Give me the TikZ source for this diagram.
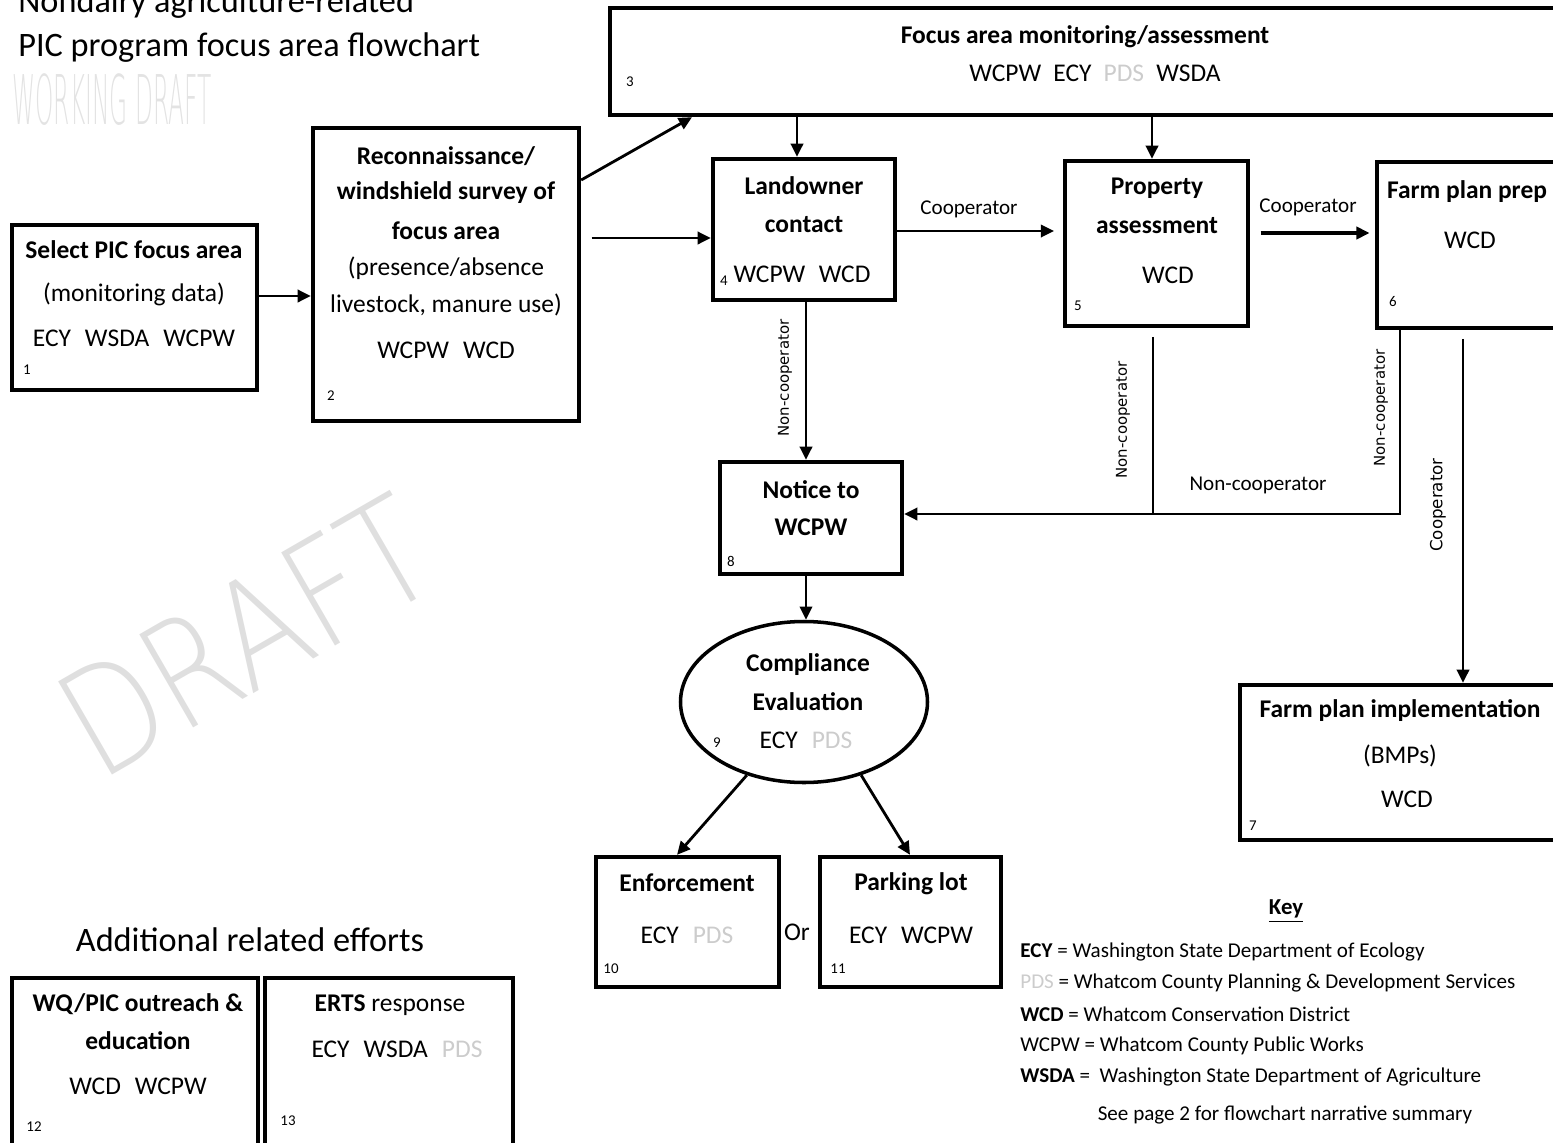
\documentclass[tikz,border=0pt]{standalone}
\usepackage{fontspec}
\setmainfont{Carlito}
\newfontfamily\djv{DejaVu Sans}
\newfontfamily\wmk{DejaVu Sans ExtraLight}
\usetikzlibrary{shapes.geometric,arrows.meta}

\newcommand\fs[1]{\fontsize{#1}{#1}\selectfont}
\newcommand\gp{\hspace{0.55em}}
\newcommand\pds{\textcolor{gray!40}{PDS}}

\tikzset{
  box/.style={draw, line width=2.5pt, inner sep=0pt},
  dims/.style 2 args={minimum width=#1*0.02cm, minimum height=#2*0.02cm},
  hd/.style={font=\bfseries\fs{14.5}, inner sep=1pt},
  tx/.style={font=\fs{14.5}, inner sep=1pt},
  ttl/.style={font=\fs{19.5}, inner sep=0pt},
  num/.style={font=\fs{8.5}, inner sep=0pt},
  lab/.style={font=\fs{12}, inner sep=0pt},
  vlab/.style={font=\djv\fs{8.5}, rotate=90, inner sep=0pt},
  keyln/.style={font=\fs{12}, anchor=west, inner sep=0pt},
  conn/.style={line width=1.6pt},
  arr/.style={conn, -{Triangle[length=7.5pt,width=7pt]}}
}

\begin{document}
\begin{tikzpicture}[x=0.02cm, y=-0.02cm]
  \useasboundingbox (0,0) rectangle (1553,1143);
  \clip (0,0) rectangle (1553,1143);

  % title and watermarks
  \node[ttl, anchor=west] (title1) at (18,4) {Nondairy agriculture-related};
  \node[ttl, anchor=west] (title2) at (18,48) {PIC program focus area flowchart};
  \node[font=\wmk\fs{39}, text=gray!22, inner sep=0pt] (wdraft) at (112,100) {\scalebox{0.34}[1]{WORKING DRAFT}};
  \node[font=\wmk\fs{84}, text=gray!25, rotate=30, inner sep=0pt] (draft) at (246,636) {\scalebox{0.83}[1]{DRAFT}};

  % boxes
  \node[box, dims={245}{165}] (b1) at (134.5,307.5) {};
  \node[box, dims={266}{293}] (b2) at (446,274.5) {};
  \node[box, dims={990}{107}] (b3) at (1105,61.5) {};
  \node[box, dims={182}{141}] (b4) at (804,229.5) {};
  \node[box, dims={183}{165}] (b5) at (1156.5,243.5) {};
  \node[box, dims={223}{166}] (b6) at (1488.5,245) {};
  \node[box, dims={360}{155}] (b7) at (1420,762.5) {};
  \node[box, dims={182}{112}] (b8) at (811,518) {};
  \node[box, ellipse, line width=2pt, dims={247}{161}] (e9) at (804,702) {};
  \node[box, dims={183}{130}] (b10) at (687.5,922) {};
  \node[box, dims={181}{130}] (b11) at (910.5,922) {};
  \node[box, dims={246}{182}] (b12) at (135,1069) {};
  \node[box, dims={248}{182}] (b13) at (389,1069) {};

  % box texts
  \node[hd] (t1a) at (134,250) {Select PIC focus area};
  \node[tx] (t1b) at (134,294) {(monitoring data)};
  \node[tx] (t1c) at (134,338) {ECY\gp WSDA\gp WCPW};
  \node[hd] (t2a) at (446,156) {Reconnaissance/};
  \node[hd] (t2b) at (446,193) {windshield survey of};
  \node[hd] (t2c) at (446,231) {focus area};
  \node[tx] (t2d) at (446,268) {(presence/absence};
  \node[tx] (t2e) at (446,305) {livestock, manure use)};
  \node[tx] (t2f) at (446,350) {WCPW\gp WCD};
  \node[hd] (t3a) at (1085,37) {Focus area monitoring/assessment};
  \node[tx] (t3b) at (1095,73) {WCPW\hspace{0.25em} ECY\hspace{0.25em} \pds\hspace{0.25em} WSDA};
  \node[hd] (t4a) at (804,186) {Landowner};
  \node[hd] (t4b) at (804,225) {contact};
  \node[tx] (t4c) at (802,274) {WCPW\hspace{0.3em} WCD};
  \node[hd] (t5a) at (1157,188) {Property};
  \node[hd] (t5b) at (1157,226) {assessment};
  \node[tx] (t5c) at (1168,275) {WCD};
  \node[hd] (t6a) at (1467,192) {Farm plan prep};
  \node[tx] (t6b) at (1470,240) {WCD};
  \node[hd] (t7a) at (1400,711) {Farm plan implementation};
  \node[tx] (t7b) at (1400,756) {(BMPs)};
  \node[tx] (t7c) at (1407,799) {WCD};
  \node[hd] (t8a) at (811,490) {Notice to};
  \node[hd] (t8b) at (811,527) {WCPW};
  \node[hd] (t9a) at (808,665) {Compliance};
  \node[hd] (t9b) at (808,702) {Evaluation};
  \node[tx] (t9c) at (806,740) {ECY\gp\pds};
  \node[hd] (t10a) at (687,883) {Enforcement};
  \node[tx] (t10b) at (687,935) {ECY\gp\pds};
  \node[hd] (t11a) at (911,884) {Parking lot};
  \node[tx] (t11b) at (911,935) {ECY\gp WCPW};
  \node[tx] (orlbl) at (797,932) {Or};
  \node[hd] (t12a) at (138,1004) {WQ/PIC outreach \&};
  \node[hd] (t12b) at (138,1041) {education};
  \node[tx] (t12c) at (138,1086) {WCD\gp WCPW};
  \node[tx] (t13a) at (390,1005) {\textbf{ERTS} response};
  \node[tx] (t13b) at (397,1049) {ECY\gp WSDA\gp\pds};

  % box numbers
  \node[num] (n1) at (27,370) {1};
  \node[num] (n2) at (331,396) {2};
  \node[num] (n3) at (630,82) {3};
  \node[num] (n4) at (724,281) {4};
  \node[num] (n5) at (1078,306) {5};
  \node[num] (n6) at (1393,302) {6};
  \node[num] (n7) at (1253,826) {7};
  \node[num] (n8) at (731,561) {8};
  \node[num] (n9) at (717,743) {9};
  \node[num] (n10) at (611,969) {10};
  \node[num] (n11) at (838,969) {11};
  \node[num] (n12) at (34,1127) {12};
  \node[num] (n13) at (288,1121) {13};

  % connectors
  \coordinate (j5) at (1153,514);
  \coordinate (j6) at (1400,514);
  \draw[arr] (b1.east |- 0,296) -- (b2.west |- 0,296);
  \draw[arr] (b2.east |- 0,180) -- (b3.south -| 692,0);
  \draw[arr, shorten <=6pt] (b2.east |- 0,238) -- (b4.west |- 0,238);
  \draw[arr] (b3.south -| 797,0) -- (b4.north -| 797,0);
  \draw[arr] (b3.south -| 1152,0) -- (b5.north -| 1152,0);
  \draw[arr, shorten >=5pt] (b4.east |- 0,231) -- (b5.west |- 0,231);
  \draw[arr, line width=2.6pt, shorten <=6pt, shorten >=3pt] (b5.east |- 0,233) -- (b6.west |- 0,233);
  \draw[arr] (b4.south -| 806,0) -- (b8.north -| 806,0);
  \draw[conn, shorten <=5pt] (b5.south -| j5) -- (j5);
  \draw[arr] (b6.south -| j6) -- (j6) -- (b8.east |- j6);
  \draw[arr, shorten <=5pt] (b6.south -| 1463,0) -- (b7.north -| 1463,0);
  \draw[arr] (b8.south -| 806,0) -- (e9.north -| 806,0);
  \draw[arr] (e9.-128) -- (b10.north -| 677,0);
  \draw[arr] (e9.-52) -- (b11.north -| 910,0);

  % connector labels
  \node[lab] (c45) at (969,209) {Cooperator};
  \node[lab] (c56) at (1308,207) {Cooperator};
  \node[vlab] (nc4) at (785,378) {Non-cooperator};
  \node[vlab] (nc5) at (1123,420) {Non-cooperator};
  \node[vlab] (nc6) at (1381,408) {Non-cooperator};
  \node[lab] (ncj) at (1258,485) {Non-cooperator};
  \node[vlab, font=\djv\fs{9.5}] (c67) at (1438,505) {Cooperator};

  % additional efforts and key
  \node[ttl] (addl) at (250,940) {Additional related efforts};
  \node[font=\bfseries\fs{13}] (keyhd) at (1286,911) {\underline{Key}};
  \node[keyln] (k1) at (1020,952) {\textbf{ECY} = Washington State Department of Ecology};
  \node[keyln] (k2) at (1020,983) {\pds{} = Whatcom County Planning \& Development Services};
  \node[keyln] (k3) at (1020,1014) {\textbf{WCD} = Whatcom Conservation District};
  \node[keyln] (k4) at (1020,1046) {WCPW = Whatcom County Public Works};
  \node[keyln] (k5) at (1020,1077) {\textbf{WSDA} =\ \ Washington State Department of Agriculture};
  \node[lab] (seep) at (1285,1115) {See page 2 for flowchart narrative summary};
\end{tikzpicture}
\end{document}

* _Goal_
Skip the pictures, please, and transcribe only the lines from the beginning of the material through the one that contains "text=gray!25, rotate=30, inner".

* _Finished answer_
Give me the TikZ source for this diagram.
\documentclass[tikz,border=0pt]{standalone}
\usepackage{fontspec}
\setmainfont{Carlito}
\newfontfamily\djv{DejaVu Sans}
\newfontfamily\wmk{DejaVu Sans ExtraLight}
\usetikzlibrary{shapes.geometric,arrows.meta}

\newcommand\fs[1]{\fontsize{#1}{#1}\selectfont}
\newcommand\gp{\hspace{0.55em}}
\newcommand\pds{\textcolor{gray!40}{PDS}}

\tikzset{
  box/.style={draw, line width=2.5pt, inner sep=0pt},
  dims/.style 2 args={minimum width=#1*0.02cm, minimum height=#2*0.02cm},
  hd/.style={font=\bfseries\fs{14.5}, inner sep=1pt},
  tx/.style={font=\fs{14.5}, inner sep=1pt},
  ttl/.style={font=\fs{19.5}, inner sep=0pt},
  num/.style={font=\fs{8.5}, inner sep=0pt},
  lab/.style={font=\fs{12}, inner sep=0pt},
  vlab/.style={font=\djv\fs{8.5}, rotate=90, inner sep=0pt},
  keyln/.style={font=\fs{12}, anchor=west, inner sep=0pt},
  conn/.style={line width=1.6pt},
  arr/.style={conn, -{Triangle[length=7.5pt,width=7pt]}}
}

\begin{document}
\begin{tikzpicture}[x=0.02cm, y=-0.02cm]
  \useasboundingbox (0,0) rectangle (1553,1143);
  \clip (0,0) rectangle (1553,1143);

  % title and watermarks
  \node[ttl, anchor=west] (title1) at (18,4) {Nondairy agriculture-related};
  \node[ttl, anchor=west] (title2) at (18,48) {PIC program focus area flowchart};
  \node[font=\wmk\fs{39}, text=gray!22, inner sep=0pt] (wdraft) at (112,100) {\scalebox{0.34}[1]{WORKING DRAFT}};
  \node[font=\wmk\fs{84}, text=gray!25, rotate=30, inner sep=0pt] (draft) at (246,636) {\scalebox{0.83}[1]{DRAFT}};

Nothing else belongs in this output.